Headlines with company names:  592608


Unnamed: 0,date,titles
0,2006-01-01,Russia completes Ukraine gas cut-off
1,2006-01-01,High winds cause havoc
3,2006-01-01,Russia takes over G8


In [5]:
# Identify the Named Entities in each headline, associating them to their own
# column within the dataframe.
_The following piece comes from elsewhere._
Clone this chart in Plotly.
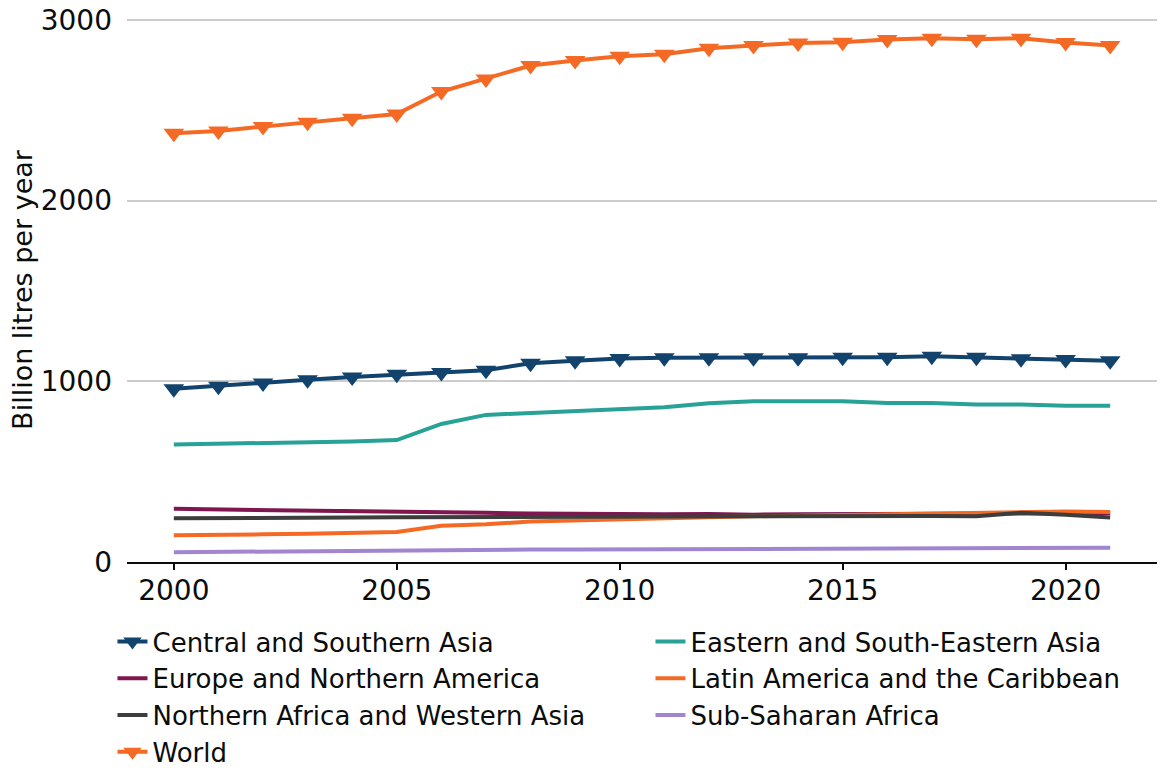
import plotly.graph_objects as go

years = list(range(2000, 2022))

central_southern_asia = [958, 973, 991, 1008, 1024, 1039, 1049, 1061, 1100, 1113, 1126, 1130,
                         1130, 1130, 1130, 1133, 1133, 1138, 1133, 1124, 1121, 1113]
eastern_se_asia = [650, 653, 658, 662, 667, 675, 764, 814, 825, 837, 843, 856,
                   878, 889, 889, 889, 880, 880, 872, 872, 865, 865]
europe_n_america = [294, 291, 288, 287, 285, 283, 277, 272, 268, 266, 264, 264,
                    266, 262, 264, 264, 265, 266, 267, 268, 270, 270]
latin_america = [148, 148, 153, 157, 162, 166, 200, 209, 224, 231, 238, 242,
                 248, 253, 257, 261, 264, 268, 272, 275, 279, 277]
n_africa_w_asia = [242, 242, 243, 244, 246, 248, 249, 250, 250, 250, 250, 250,
                   251, 252, 252, 253, 255, 255, 253, 272, 261, 246]
sub_saharan_africa = [54, 56, 61, 63, 64, 66, 67, 68, 69, 69, 70, 71,
                      72, 72, 73, 74, 75, 76, 77, 78, 79, 79]
world = [2372, 2385, 2409, 2433, 2455, 2479, 2603, 2673, 2747, 2775, 2798, 2810,
         2843, 2858, 2871, 2876, 2891, 2898, 2893, 2898, 2874, 2858]

y_ticks = [0, 1000, 2000, 3000]
x_ticks = [2000, 2005, 2010, 2015, 2020]

series = [
    ("Central and Southern Asia", central_southern_asia, "#12436D", True),
    ("Eastern and South-Eastern Asia", eastern_se_asia, "#28A197", False),
    ("Europe and Northern America", europe_n_america, "#801650", False),
    ("Latin America and the Caribbean", latin_america, "#F46A25", False),
    ("Northern Africa and Western Asia", n_africa_w_asia, "#3D3D3D", False),
    ("Sub-Saharan Africa", sub_saharan_africa, "#A285D1", False),
    ("World", world, "#F46A25", True),
]

FONT = "DejaVu Sans"

fig = go.Figure()
for name, vals, color, markers in series:
    fig.add_trace(go.Scatter(
        x=years, y=vals, name=name,
        mode="lines+markers" if markers else "lines",
        line=dict(color=color, width=4),
        marker=dict(symbol="triangle-down", size=18, color=color),
    ))

fig.update_layout(
    width=1173, height=769,
    margin=dict(l=127, r=16, t=18, b=207, autoexpand=False),
    paper_bgcolor="white", plot_bgcolor="white",
    font=dict(family=FONT, size=28, color="#0b0c0c"),
    showlegend=True,
    legend=dict(
        orientation="h", x=-0.0141, xanchor="left", y=-0.1029, yanchor="top",
        entrywidth=493, entrywidthmode="pixels",
        font=dict(family=FONT, size=26, color="#0b0c0c"),
        bgcolor="rgba(0,0,0,0)", traceorder="normal",
    ),
    xaxis=dict(
        range=[1998.95, 2022.05], tickvals=x_ticks, ticktext=[str(v) for v in x_ticks],
        showline=True, linecolor="#0b0c0c", linewidth=2,
        ticks="outside", ticklen=6, tickwidth=2, tickcolor="#0b0c0c",
        showgrid=False, zeroline=False, ticklabelstandoff=-4,
        tickfont=dict(family=FONT, size=28),
    ),
    yaxis=dict(
        range=[0, 3010], tickvals=y_ticks, ticktext=[str(v) for v in y_ticks],
        showline=False, showgrid=True, gridcolor="#cccccc", gridwidth=2,
        zeroline=False, ticks="", ticklabelstandoff=14,
        tickfont=dict(family=FONT, size=28),
        title=dict(text="Billion litres per year", font=dict(family=FONT, size=27), standoff=0),
    ),
)

fig.write_html("out.html", config={"displayModeBar": False},
               post_script="document.body.style.margin='0px';")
Save this as CSV to prevent later processing needs.
# https://stackoverflow.com/questions/36255291/extract-city-names-from-text-using-python

# !!! This will only run if headline_entity_id.csv isn't in the data folder

import nltk
nltk.download('punkt')
nltk.download('maxent_ne_chunker')
nltk.download('words')

def extract_entity_names(t):
    entity_names = []

    if hasattr(t, 'label') and t.label:
        if t.label() == 'NE':
            entity_names.append(' '.join([child[0] for child in t]))
        else:
            for child in t:
                entity_names.extend(extract_entity_names(child))

    return entity_names

def identify_entities():
    f = headlines_filtered.titles.tolist()
    matches = []
    for line in tqdm(f, total=len(f), unit="headlines"):
        sentences = nltk.sent_tokenize(line)
        tokenized_sentences = [nltk.word_tokenize(sentence) for sentence in sentences]
        tagged_sentences = [nltk.pos_tag(sentence) for sentence in tokenized_sentences]
        chunked_sentences = nltk.ne_chunk_sents(tagged_sentences, binary=True)

        entities = []
        for tree in chunked_sentences:
            entities.extend(extract_entity_names(tree))

        matches.append(", ".join(entities))

    series = pd.Series(matches)
    out = headlines_filtered.copy()
    out['entities'] = series.values
    out.to_csv("../data/headline_entity_id.csv")
    
entitymatch = Path('../data/headline_entity_id.csv')
if not entitymatch.is_file():
    # Build the entity matches
    identify_entities()

[nltk_data] Downloading package punkt to /home/koss/nltk_data...
[nltk_data]   Package punkt is already up-to-date!
[nltk_data] Downloading package maxent_ne_chunker to
[nltk_data]     /home/koss/nltk_data...
[nltk_data]   Package maxent_ne_chunker is already up-to-date!
[nltk_data] Downloading package words to /home/koss/nltk_data...
[nltk_data]   Package words is already up-to-date!